After another Animaniacs discussion on a message board, I thought I would come back here and create another chapter in the story of my ongoing refusal to apologize for liking it. Anyway, one of the differences between the show on Fox and on the WB is that most of the WB episodes presented the characters as less mean, or at least less aggressive. This seemed to be an attempt by the writers to get away from the formula they had created in the year on Fox, where the three main characters would get revenge on some kind of authority figure. The first season on the WB had several cartoons that basically admitted that the writers were tired of this formula or at least felt that it was played out; if the final volume of episodes ever comes out on DVD -- which seems increasingly unlikely -- it'll start with this cartoon:
Breaking away from formula and getting more self-referential had actually helped the quality of Tiny Toons, where the final 35 episodes are generally of higher quality than the first 65. Though "Animaniacs" had a number of good cartoons on the WB, the change in formula seems to have hurt more than it helped, especially when it came to the cartoons with Yakko/Wakko/Dot. Although their cartoons were not "classic" cartoons, they worked better in something resembling a classic cartoon format: simple, strong premise which can give rise to a series of gags that are related to the premise, and a satisfying ending. When they're put in other types of stories -- either long-form stories like the two-part "Hooray For North Hollywood" (originally thought of as a story for an Animaniacs movie) or full-length movie parodies, they wind up standing around and not doing very much. Looking back on it, there are a lot of WB-era "Animaniacs" cartoons where nothing much happens until the cartoon is half over.

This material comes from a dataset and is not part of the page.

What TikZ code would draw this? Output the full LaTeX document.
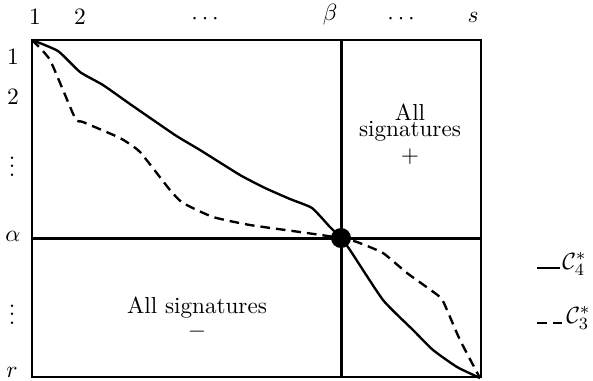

But on an up note, here is one of the WB-era cartoons I like the best (and the one which would induce me to buy a vol. 4 DVD if it ever came out). It could have been another static movie-parody cartoon, but as written by Paul Rugg (who really seemed to like these three characters, or at least write them as likable; it isn't easy to avoid making them three smug little assholes, but he usually did it), it abandons the movie premise pretty quickly and becomes a story about cartoon logic: if a cartoon character can only attack when provoked, then what happens when their antagonist never actually provokes them by being mean or rude? The Simpsons did a somewhat similar episode a year later when a Mary Poppins-type nanny came to live with the Simpsons; Animaniacs did it better.